BitTorrent Cuts Half Its Team, Replaces CEO

BitTorrent Inc., The company, which develops technology for transferring media files over the Internet, cut an additional 20% of its team in August. The recent layoffs account for about 18 employees. Restructuring the company includes a new chief executive and a co-founder's departure.

Eric Klinker, who previously served as chief technology officer, has stepped into the CEO role. He replaces Douglas Walker, who took over the position a year ago. Mr. Klinker was also appointed to BitTorrent's board of directors.

The layoffs and management shakeup come a day after co-founder and President Ashwin Navin announced his resignation and intentions to focus on a new venture. Mr. Navin plans to partner with a group of other tech executives that includes YouTube co-founder Steve Chen.

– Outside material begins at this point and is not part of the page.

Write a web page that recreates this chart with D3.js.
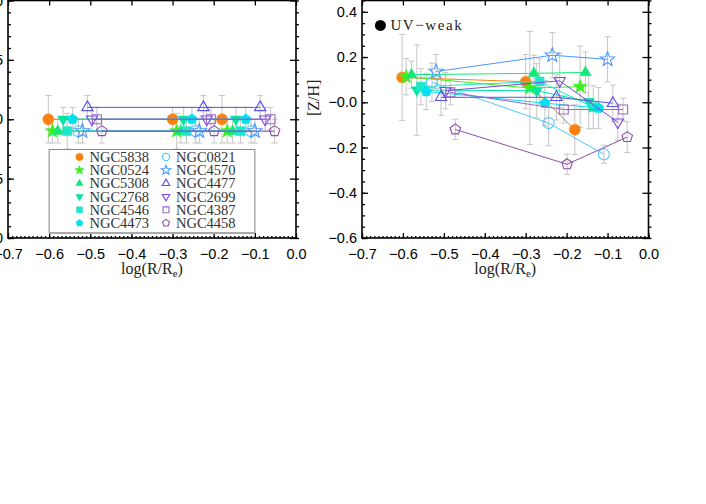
<!DOCTYPE html>
<meta charset="utf-8">
<script src="https://d3js.org/d3.v7.min.js"></script>
<style>
  body { margin: 0; background: #fff; }
  svg { display: block; }
</style>
<body>
<div id="chart"></div>
<script>
// galaxies, in legend order
var names = ["NGC5838", "NGC0524", "NGC5308", "NGC2768", "NGC4546", "NGC4473",
             "NGC0821", "NGC4570", "NGC4477", "NGC2699", "NGC4387", "NGC4458"];

// log(R/Re) of the three apertures, per galaxy
var logR = [
    [-0.602, -0.300, -0.180],
    [-0.592, -0.290, -0.167],
    [-0.579, -0.280, -0.154],
    [-0.566, -0.273, -0.146],
    [-0.556, -0.266, -0.135],
    [-0.543, -0.253, -0.122],
    [-0.529, -0.244, -0.109],
    [-0.519, -0.235, -0.100],
    [-0.507, -0.225, -0.087],
    [-0.496, -0.217, -0.075],
    [-0.484, -0.207, -0.062],
    [-0.472, -0.199, -0.052]
];

// [Z/H] (right panel)
var zh = [
    [0.110, 0.091, -0.121],
    [0.113, 0.063, 0.069],
    [0.122, 0.128, 0.132],
    [0.054, 0.051, 0.003],
    [0.069, 0.092, -0.022],
    [0.048, -0.004, -0.025],
    [0.088, -0.092, -0.230],
    [0.136, 0.208, 0.190],
    [0.022, 0.022, -0.004],
    [0.051, 0.095, -0.088],
    [0.044, -0.032, -0.032],
    [-0.120, -0.274, -0.154]
];
var zhErr = [
    [0.19, 0.12, 0.11],
    [0.08, 0.25, 0.18],
    [0.06, 0.08, 0.09],
    [0.20, 0.12, 0.12],
    [0.08, 0.10, 0.095],
    [0.08, 0.10, 0.09],
    [0.085, 0.10, 0.04],
    [0.075, 0.10, 0.10],
    [0.08, 0.10, 0.08],
    [0.08, 0.12, 0.08],
    [0.055, 0.06, 0.05],
    [0.045, 0.045, 0.068]
];

// left panel values
var leftVal = [
    [0, 0, 0],
    [-0.1, -0.1, -0.1],
    [-0.1, -0.1, -0.1],
    [0, 0, 0],
    [-0.1, -0.1, -0.1],
    [0, 0, 0],
    [-0.1, -0.1, -0.1],
    [-0.1, -0.1, -0.1],
    [0.1, 0.1, 0.1],
    [0, 0, 0],
    [0, 0, 0],
    [-0.1, -0.1, -0.1]
];
var leftErr = [
    [0.2, 0.1, 0.2],
    [0.1, 0.15, 0.1],
    [0.1, 0.1, 0.1],
    [0.1, 0.1, 0.1],
    [0.15, 0.1, 0.1],
    [0.1, 0.1, 0.1],
    [0.1, 0.1, 0.1],
    [0.1, 0.1, 0.1],
    [0.1, 0.1, 0.1],
    [0.1, 0.1, 0.1],
    [0.1, 0.1, 0.1],
    [0.1, 0.1, 0.1]
];

var xTicks = [-0.7, -0.6, -0.5, -0.4, -0.3, -0.2, -0.1, 0.0];
var zhTicks = [-0.6, -0.4, -0.2, 0.0, 0.2, 0.4];
var leftTicks = [-1.0, -0.5, 0.0, 0.5, 1.0];

// styles
var colors = ["#ff800f", "#3cf01e", "#14e87c", "#00e8a0", "#1ce8c8", "#00e2f0",
              "#50c8ff", "#4a96ff", "#5a50e6", "#7a48e0", "#9a66c8", "#8a4ea8"];
var symbols = ["circle", "star", "tri", "tridown", "square", "pent",
               "circle", "star", "tri", "tridown", "square", "pent"];
var symSize = {circle: 5.5, star: 7.5, tri: 6.5, tridown: 6.5, square: 4.5, pent: 5.5};

var W = 706, H = 504;
var svg = d3.select("#chart").append("svg").attr("width", W).attr("height", H);

var yTop = 0.5, yBot = 238;
var xL = d3.scaleLinear().domain([-0.7, 0]).range([8, 296]);
var xR = d3.scaleLinear().domain([-0.7, 0]).range([362, 648.5]);
var yL = d3.scaleLinear().domain([-1, 1]).range([yBot, yTop]);
var yR = d3.scaleLinear().domain([-0.6, 0.45]).range([yBot, yTop]);

function symPath(type, r) {
    if (type == "circle") return d3.symbol(d3.symbolCircle, Math.PI * r * r)();
    var pts;
    function ring(n, rot, rr) {
        return d3.range(n).map(function (i) {
            var a = rot + i * 2 * Math.PI / n;
            return [rr(i) * Math.cos(a), rr(i) * Math.sin(a)];
        });
    }
    if (type == "star") pts = ring(10, -Math.PI / 2, function (i) { return i % 2 ? r * 0.42 : r; });
    else if (type == "tri") pts = ring(3, -Math.PI / 2, function () { return r; });
    else if (type == "tridown") pts = ring(3, Math.PI / 2, function () { return r; });
    else if (type == "pent") pts = ring(5, -Math.PI / 2, function () { return r; });
    else pts = [[-r, -r], [r, -r], [r, r], [-r, r]];
    return "M" + pts.map(function (p) { return p[0].toFixed(2) + "," + p[1].toFixed(2); }).join("L") + "Z";
}

function drawSymbol(g, i, cx, cy, scale) {
    var filled = i < 6;
    g.append("path")
        .attr("d", symPath(symbols[i], symSize[symbols[i]] * scale))
        .attr("transform", "translate(" + cx + "," + cy + ")")
        .attr("fill", filled ? colors[i] : "none")
        .attr("stroke", colors[i])
        .attr("stroke-width", filled ? 0.5 : 1.1);
}

var fmt1 = d3.format(".1f");

function frame(x, y, yMajor, yMinorStep, yFmt) {
    var g = svg.append("g");
    var x0 = x.range()[0], x1 = x.range()[1];
    var xMinor = d3.range(-0.7, 0.0001, 0.01);
    var yd = y.domain();
    var yMinor = d3.range(Math.ceil(yd[0] / yMinorStep - 1e-6) * yMinorStep, yd[1] + 1e-6, yMinorStep);

    // minor ticks
    [[d3.axisBottom, yBot, -2], [d3.axisTop, yTop, 2]].forEach(function (a) {
        g.append("g").attr("transform", "translate(0," + a[1] + ")")
            .call(a[0](x).tickValues(xMinor).tickSize(a[2]).tickFormat(""));
    });
    [[d3.axisLeft, x0, -3], [d3.axisRight, x1, 3]].forEach(function (a) {
        g.append("g").attr("transform", "translate(" + a[1] + ",0)")
            .call(a[0](y).tickValues(yMinor).tickSize(a[2]).tickFormat(""));
    });
    // major ticks
    var bx = g.append("g").attr("transform", "translate(0," + yBot + ")")
        .call(d3.axisBottom(x).tickValues(xTicks).tickSize(-5).tickPadding(11).tickFormat(fmt1));
    g.append("g").attr("transform", "translate(0," + yTop + ")")
        .call(d3.axisTop(x).tickValues(xTicks).tickSize(-5).tickFormat(""));
    var ly = g.append("g").attr("transform", "translate(" + x0 + ",0)")
        .call(d3.axisLeft(y).tickValues(yMajor).tickSize(-6).tickPadding(5).tickFormat(yFmt));
    g.append("g").attr("transform", "translate(" + x1 + ",0)")
        .call(d3.axisRight(y).tickValues(yMajor).tickSize(-6).tickFormat(""));

    g.selectAll(".domain").remove();
    g.selectAll(".tick line").attr("stroke", "#000").attr("stroke-width", 1.3);
    [bx, ly].forEach(function (a) {
        a.attr("font-family", "'Liberation Sans', Arial, sans-serif").attr("font-size", 14.5);
        a.selectAll("text").attr("fill", "#000");
    });

    g.append("rect")
        .attr("x", x0).attr("y", yTop)
        .attr("width", x1 - x0).attr("height", yBot - yTop)
        .attr("fill", "none").attr("stroke", "#000").attr("stroke-width", 1.6);

    var t = g.append("text")
        .attr("x", (x0 + x1) / 2).attr("y", 274)
        .attr("text-anchor", "middle")
        .attr("font-family", "'Liberation Serif', 'Times New Roman', serif")
        .attr("font-size", 16).attr("fill", "#222");
    t.append("tspan").text("log(R/R");
    t.append("tspan").attr("font-size", 11).attr("dy", 3).text("e");
    t.append("tspan").attr("dy", -3).text(")");
}

function drawPoints(x, y, vals, errs) {
    var g = svg.append("g");
    // error bars first
    names.forEach(function (n, i) {
        logR[i].forEach(function (r, k) {
            var cx = x(r), ya = y(vals[i][k] + errs[i][k]), yb = y(vals[i][k] - errs[i][k]);
            g.append("path")
                .attr("d", "M" + cx + "," + ya + "V" + yb +
                    "M" + (cx - 3) + "," + ya + "H" + (cx + 3) +
                    "M" + (cx - 3) + "," + yb + "H" + (cx + 3))
                .attr("stroke", "#c6c6c6").attr("stroke-width", 1).attr("fill", "none");
        });
    });
    var line = d3.line().x(function (d) { return x(d[0]); }).y(function (d) { return y(d[1]); });
    names.forEach(function (n, i) {
        var pts = logR[i].map(function (r, k) { return [r, vals[i][k]]; });
        g.append("path").attr("d", line(pts))
            .attr("stroke", colors[i]).attr("stroke-width", 1).attr("fill", "none");
        pts.forEach(function (p) { drawSymbol(g, i, x(p[0]), y(p[1]), 1); });
    });
}

// left panel
frame(xL, yL, leftTicks, 0.1, fmt1);
drawPoints(xL, yL, leftVal, leftErr);

// legend
var lg = svg.append("g");
lg.append("rect")
    .attr("x", xL(-0.6)).attr("y", 149.5)
    .attr("width", xL(-0.1) - xL(-0.6)).attr("height", 83)
    .attr("fill", "#fff").attr("stroke", "#888").attr("stroke-width", 1);
lg.append("line")
    .attr("x1", xL(-0.6)).attr("x2", xL(-0.1)).attr("y1", 233).attr("y2", 233)
    .attr("stroke", "#aaa").attr("stroke-width", 2);
names.forEach(function (n, i) {
    var col = Math.floor(i / 6), row = i % 6;
    var sx = col ? 166 : 79.5, ty = 157 + row * 13.2;
    drawSymbol(lg, i, sx, ty, 0.66);
    lg.append("text")
        .attr("x", sx + 10).attr("y", ty + 5)
        .attr("font-family", "'Liberation Serif', 'Times New Roman', serif")
        .attr("font-size", 14.5).attr("fill", "#333")
        .text(n);
});

// right panel
frame(xR, yR, zhTicks, 0.05, function (v) {
    return Math.abs(v) < 1e-9 ? "\u22120.0" : fmt1(v);
});
drawPoints(xR, yR, zh, zhErr);

svg.append("text")
    .attr("transform", "translate(319," + yR(0.02) + ") rotate(-90)")
    .attr("text-anchor", "middle")
    .attr("font-family", "'Liberation Serif', 'Times New Roman', serif")
    .attr("font-size", 16).attr("fill", "#222")
    .text("[Z/H]");

svg.append("circle")
    .attr("cx", xR(-0.655)).attr("cy", yR(0.34)).attr("r", 5.5).attr("fill", "#000");
svg.append("text")
    .attr("x", xR(-0.655) + 10).attr("y", yR(0.34) + 5)
    .attr("font-family", "'Liberation Serif', 'Times New Roman', serif")
    .attr("font-size", 15).attr("letter-spacing", 1.6).attr("fill", "#222")
    .text("UV\u2212weak");
</script>
</body>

Mr. Navin said the group has secured a location in San Francisco that will serve as a sort of clubhouse for entrepreneurs. The location will offer meeting space, working space and a café-style common area for entrepreneurs to network.

BitTorrent's technology has faced legal questions for years. Based in San Francisco, the company was one of the early leaders in distributing videos online. Its software uses an open-source file-sharing protocol, designed in-house, to divide a film into pieces and send them to multiple sources. In turn, the sources work cooperatively to quickly reassemble video files on users' computers.

After a wave of copy infringement lawsuits by movie studios against file-sharing services, BitTorrent began working to legitimize its business and earned the trust of several big content providers like Warner Brothers, Paramount Pictures, MGM and 20th Century Fox, among others.

Mr. Navin, who remains on the company's board, said BitTorrent plans to go back to its roots and focus more on technology, rather than content deals. He declined to comment on the layoffs.

Founded in 2004, BitTorrent has raised $45.75 million from investors including Accel Partners, DCM and Duff Ackerman & Goodrich.